◆ REQUIRED TASK: Copy every line of the records below where the word "matplotlib" occurs.

════════

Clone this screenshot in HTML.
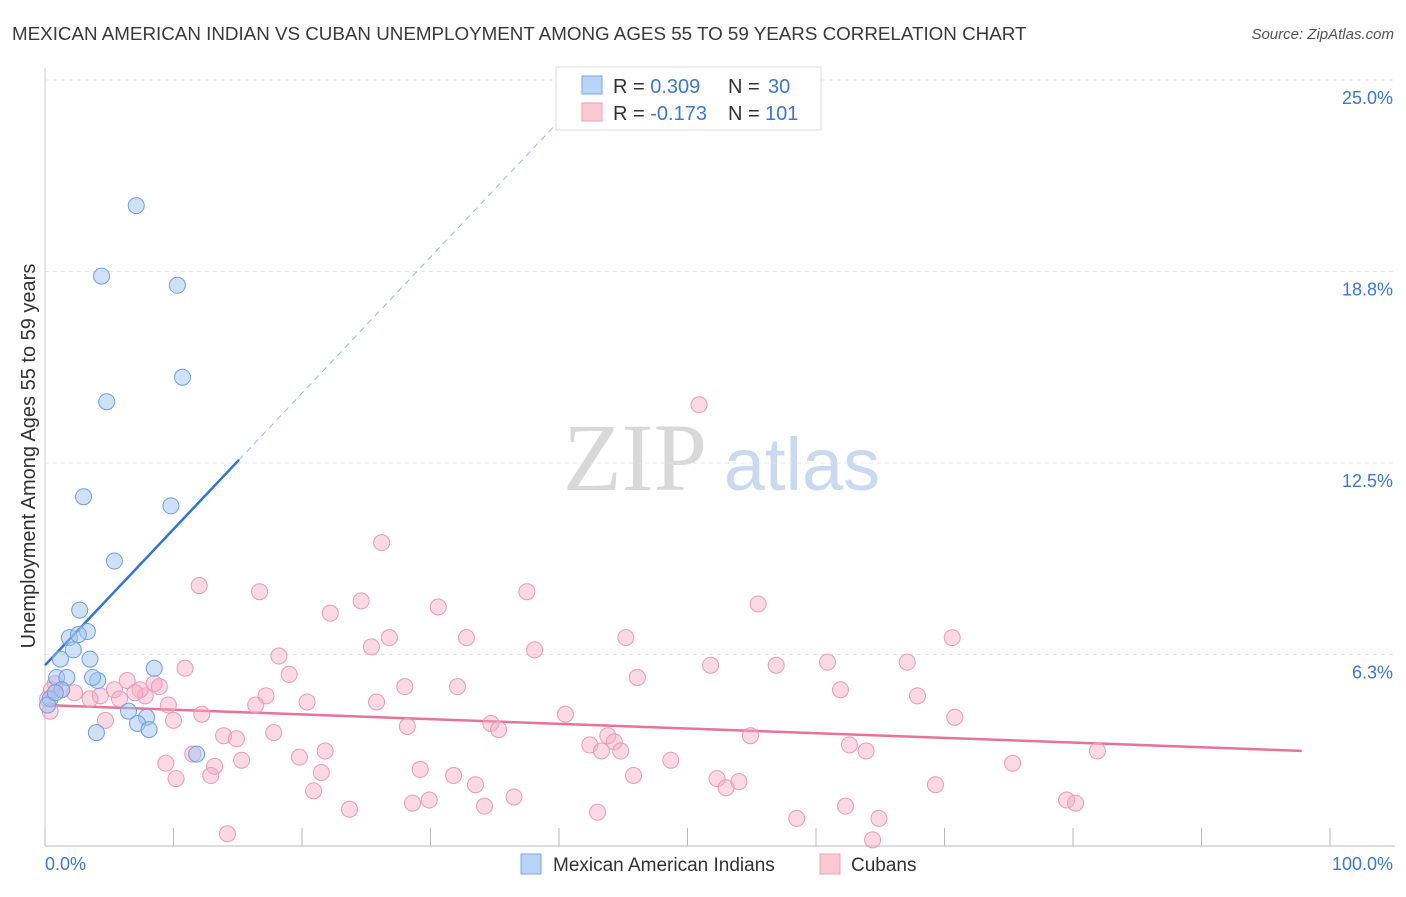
<!DOCTYPE html>
<html><head><meta charset="utf-8"><style>
body{margin:0;background:#fff;font-family:"Liberation Sans",sans-serif}
svg text{font-family:"Liberation Sans",sans-serif}
</style></head><body>
<svg id="chart" width="1406" height="892">
<text x="12" y="40" font-size="18.8" fill="#3a3a3a">MEXICAN AMERICAN INDIAN VS CUBAN UNEMPLOYMENT AMONG AGES 55 TO 59 YEARS CORRELATION CHART</text>
<text x="1394" y="39" font-size="15" fill="#555" text-anchor="end" font-style="italic">Source: ZipAtlas.com</text>
<text x="35" y="456" font-size="20" fill="#333" text-anchor="middle" transform="rotate(-90 35 456)">Unemployment Among Ages 55 to 59 years</text>
<g>
<text x="635" y="490" font-size="96" fill="#d8d8d8" font-family="Liberation Serif" text-anchor="middle" style="font-family:'Liberation Serif',serif">ZIP</text>
<text x="802" y="490" font-size="74" fill="#c9daf0" text-anchor="middle">atlas</text>
</g>
<g id="grid"></g><g id="axes"></g><g id="trends"></g><g id="pts"></g>
<g>
<rect x="556" y="67" width="265" height="63" fill="#fff" stroke="#ddd"/>
<rect x="582" y="76" width="20" height="18" fill="#b8d4f6" stroke="#7aa8e6"/>
<rect x="582" y="103" width="20" height="18" fill="#fbc8d6" stroke="#f0a0b8"/>
<text x="613" y="93" font-size="20" fill="#333">R = <tspan fill="#3a78d8">0.309</tspan><tspan x="728">N = </tspan><tspan fill="#3a78d8" x="768">30</tspan></text>
<text x="613" y="120" font-size="20" fill="#333">R = <tspan fill="#3a78d8">-0.173</tspan><tspan x="728">N = </tspan><tspan fill="#3a78d8" x="765">101</tspan></text>
</g>
<g>
<rect x="521" y="854" width="20" height="20" fill="#b8d4f6" stroke="#7aa8e6"/>
<text x="553" y="871" font-size="19" fill="#333">Mexican American Indians</text>
<rect x="820" y="854" width="20" height="20" fill="#fbc8d6" stroke="#f0a0b8"/>
<text x="851" y="871" font-size="19" fill="#333">Cubans</text>
</g>
</svg>
<script>
const yTicks=[6.25,12.5,18.75,25];
const yTickLabels=["6.3%","12.5%","18.8%","25.0%"];
const xTickLabels=["0.0%","100.0%"];
const blueX=[7.1,4.4,10.3,10.7,4.8,3.0,9.8,5.4,2.7,3.3,1.9,2.6,1.2,2.2,3.5,0.9,1.7,4.1,3.7,8.5,1.3,0.4,0.2,6.5,7.9,7.2,8.1,4.0,11.8,0.8];
const blueY=[20.9,18.6,18.3,15.3,14.5,11.4,11.1,9.3,7.7,7.0,6.8,6.9,6.1,6.4,6.1,5.5,5.5,5.4,5.5,5.8,5.1,4.8,4.6,4.4,4.2,4.0,3.8,3.7,3.0,5.0];
const pinkX=[50.9,26.2,12.0,16.7,37.5,24.6,55.5,30.6,22.2,26.8,32.8,45.2,70.6,25.4,38.1,18.2,10.9,51.8,56.9,60.9,67.1,19.0,46.1,6.4,8.5,8.9,28.0,32.1,61.9,17.2,67.9,7.8,5.4,4.3,3.5,2.3,1.3,0.8,0.2,20.4,25.8,16.4,9.6,12.2,40.5,10.0,70.8,4.7,28.2,34.7,35.3,17.8,13.9,14.9,43.8,54.9,42.4,44.3,43.3,44.8,62.6,63.9,21.8,11.5,15.3,9.4,19.8,48.7,81.9,75.3,29.2,13.2,21.5,45.8,31.8,10.2,12.9,33.5,52.3,54.0,53.0,69.3,20.9,29.9,28.6,36.5,79.5,80.2,23.7,34.2,62.3,43.0,58.5,64.9,14.2,64.4,7.4,5.8,0.4,0.5,7.0];
const pinkY=[14.4,9.9,8.5,8.3,8.3,8.0,7.9,7.8,7.6,6.8,6.8,6.8,6.8,6.5,6.4,6.2,5.8,5.9,5.9,6.0,6.0,5.6,5.5,5.4,5.3,5.2,5.2,5.2,5.1,4.9,4.9,4.9,5.1,4.9,4.8,5.0,5.1,5.3,4.8,4.7,4.7,4.6,4.6,4.3,4.3,4.1,4.2,4.1,3.9,4.0,3.8,3.7,3.6,3.5,3.6,3.6,3.3,3.4,3.1,3.1,3.3,3.1,3.1,3.0,2.8,2.7,2.9,2.8,3.1,2.7,2.5,2.6,2.4,2.3,2.3,2.2,2.3,2.0,2.2,2.1,1.9,2.0,1.8,1.5,1.4,1.6,1.5,1.4,1.2,1.3,1.3,1.1,0.9,0.9,0.4,0.2,5.1,4.8,4.4,5.1,5.0];
const blueTrend=[5.9,0.444];
const pinkTrend=[4.6,-0.0153];
const NS="http://www.w3.org/2000/svg";
const X=v=>45+v*12.85, Y=v=>846-v*30.64;
function mk(t,a,p){const e=document.createElementNS(NS,t);for(const k in a)e.setAttribute(k,a[k]);p.appendChild(e);return e;}
const grid=document.getElementById('grid'),axes=document.getElementById('axes');
yTicks.forEach((v,i)=>{
 const l=mk('line',{x1:45,x2:1395,y1:Y(v),y2:Y(v),stroke:'#e4e4e4','stroke-dasharray':'4,4'},grid);
 
 
 const t=mk('text',{x:1393,y:Y(v)+24,'font-size':18,fill:'#3a78d8','text-anchor':'end'},axes);t.textContent=yTickLabels[i];
 
 
});
mk('line',{x1:45,x2:1395,y1:846,y2:846,stroke:'#bbb'},axes);
mk('line',{x1:45,x2:45,y1:68,y2:846,stroke:'#ccc'},axes);
for(let i=0;i<=10;i++){const tk=mk('line',{x1:X(i*10),x2:X(i*10),y1:828,y2:846,stroke:'#bbb'},axes);
 
 }
let t0=mk('text',{x:45,y:870,'font-size':18,fill:'#3a78d8'},axes);t0.textContent=xTickLabels[0];


let t1=mk('text',{x:1393,y:870,'font-size':18,fill:'#3a78d8','text-anchor':'end'},axes);t1.textContent=xTickLabels[1];


const pts=document.getElementById('pts');
pinkX.forEach((x,i)=>{const c=mk('circle',{cx:X(x),cy:Y(pinkY[i]),r:8,fill:'rgba(245,170,195,0.45)',stroke:'#ec9ab5','stroke-width':1},pts);
 
 });
blueX.forEach((x,i)=>{const c=mk('circle',{cx:X(x),cy:Y(blueY[i]),r:8,fill:'rgba(160,196,240,0.5)',stroke:'#6f9fe0','stroke-width':1},pts);
 
 });
const tr=document.getElementById('trends');
const bx1=15.1,bx2=(25-blueTrend[0])/blueTrend[1];
let b1=mk('line',{x1:X(0),y1:Y(blueTrend[0]),x2:X(bx1),y2:Y(blueTrend[0]+blueTrend[1]*bx1),stroke:'#2f74d8','stroke-width':2.5},tr);


let b2=mk('line',{x1:X(bx1),y1:Y(blueTrend[0]+blueTrend[1]*bx1),x2:X(bx2),y2:Y(25),stroke:'#9ab8e4','stroke-width':1,'stroke-dasharray':'6,5'},tr);


let p1=mk('line',{x1:X(0),y1:Y(pinkTrend[0]),x2:X(97.8),y2:Y(pinkTrend[0]+pinkTrend[1]*97.8),stroke:'#e8729a','stroke-width':2.5},tr);


</script>
</body></html>
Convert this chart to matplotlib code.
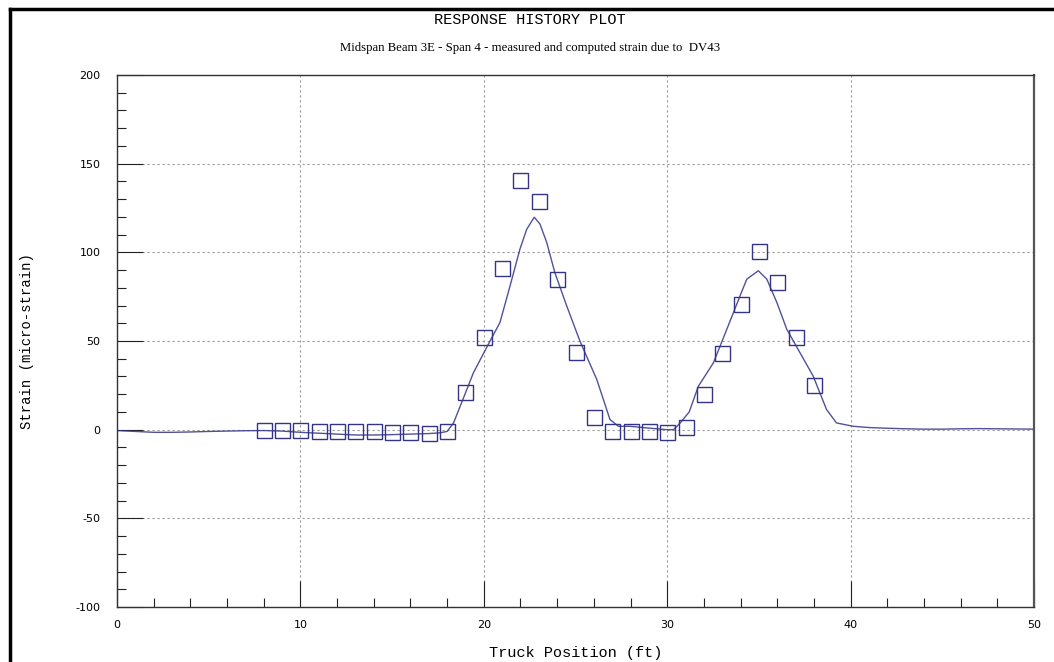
import numpy as np
import matplotlib
matplotlib.use("Agg")
import matplotlib.pyplot as plt
from matplotlib.lines import Line2D
from matplotlib.ticker import MultipleLocator

plt.rcParams['axes.unicode_minus'] = False

# measured strain (squares)
meas_x = list(range(8, 39))
meas_y = [0, 0, 0, -0.5, -0.5, -1, -1, -1.5, -1.5, -2, -1,
          21, 52, 91, 141, 129, 85, 44, 7, -0.5, -1, -1, -1.5,
          1.5, 20, 43, 71, 101, 83, 52, 25]

# computed strain (line)
comp_x = [0, 1, 2, 3, 4, 5, 6, 7, 8, 9, 10, 11, 12, 13, 14, 15, 16, 17, 17.6,
          18.0, 18.35, 19.0, 19.43, 20.34, 20.88, 21.43, 21.97, 22.34, 22.75,
          23.06, 23.43, 23.87, 24.52, 25.24, 26.16, 26.88, 27.34, 27.97, 28.88,
          29.97, 30.35, 30.71, 31.2, 31.7, 32.52, 33.25, 33.97, 34.34, 34.97,
          35.43, 35.98, 36.52, 37.24, 37.96, 38.69, 39.23, 40.14, 41, 42, 43,
          44, 45, 46, 47, 48, 49, 50]
comp_y = [-0.5, -1, -1.5, -1.5, -1.3, -1, -0.8, -0.6, -0.5, -0.8, -1.5, -2,
          -2.5, -3, -3, -2.8, -2.5, -2.2, -1.8, -1, 3.8, 20.7, 32, 50, 60.4,
          81, 101.8, 113, 119.8, 116, 105.6, 88.7, 69.8, 50, 28.3, 5.7, 1.9,
          1.9, 1, 0, 0, 3.8, 10, 24.5, 37.7, 56.6, 75.4, 84.9, 89.6, 84.9,
          71.7, 56.6, 43.4, 30.2, 11.3, 3.8, 1.9, 1.2, 0.8, 0.5, 0.3, 0.3,
          0.5, 0.6, 0.5, 0.4, 0.3]

navy = '#333388'
mono = 'Liberation Mono'

fig = plt.figure(figsize=(10.54, 6.62), dpi=100)
ax = fig.add_axes([117/1054, 1-607/662, (1034-117)/1054, (607-75)/662])

ax.plot(comp_x, comp_y, color=navy, lw=1.0, alpha=0.85)
ax.plot(meas_x, meas_y, 's', ms=10.8, mfc='none', mec=navy, mew=1.0)

ax.set_xlim(0, 50)
ax.set_ylim(-100, 200)
ax.xaxis.set_major_locator(MultipleLocator(10))
ax.xaxis.set_minor_locator(MultipleLocator(2))
ax.yaxis.set_major_locator(MultipleLocator(50))
ax.yaxis.set_minor_locator(MultipleLocator(10))
ax.tick_params(which='major', direction='in', length=19, width=0.8, color='#222222',
               labelsize=8, pad=12, top=False, right=False)
ax.tick_params(which='minor', direction='in', length=6.5, width=0.8, color='#222222',
               top=False, right=False)
ax.tick_params(axis='x', which='major', pad=9)
ax.grid(True, which='major', color='#999999', lw=0.8, linestyle=(0, (2, 2.5)))
for s in ax.spines.values():
    s.set_color('#333333')
    s.set_linewidth(1.0)
ax.spines['right'].set_linewidth(1.6)
ax.spines['right'].set_color('#555555')

ax.set_xlabel('Truck Position (ft)', fontfamily=mono, fontsize=11, labelpad=12)
ax.set_ylabel('Strain (micro-strain)', fontfamily=mono, fontsize=10, labelpad=30)

fig.text(0.503, 1-20/662, 'RESPONSE HISTORY PLOT', ha='center', va='center',
         fontfamily=mono, fontsize=11)
fig.text(0.503, 1-48/662, 'Midspan Beam 3E - Span 4 - measured and computed strain due to  DV43',
         ha='center', va='center', fontfamily='Liberation Serif', fontsize=9.2)

# frame lines left and top
fig.add_artist(Line2D([10/1054, 10/1054], [0, 1-9/662], transform=fig.transFigure,
                      color='black', lw=2.5))
fig.add_artist(Line2D([10/1054, 1], [1-9/662, 1-9/662], transform=fig.transFigure,
                      color='black', lw=2.5))

fig.savefig('out.png', dpi=100)
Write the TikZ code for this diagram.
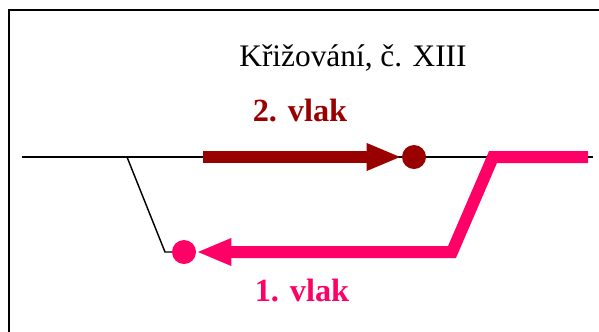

════════

◆ RESULT FOR THIS TASK:
Convert this chart to matplotlib code.
import matplotlib
matplotlib.use("Agg")
import matplotlib.pyplot as plt
from matplotlib.lines import Line2D
from matplotlib.ticker import MultipleLocator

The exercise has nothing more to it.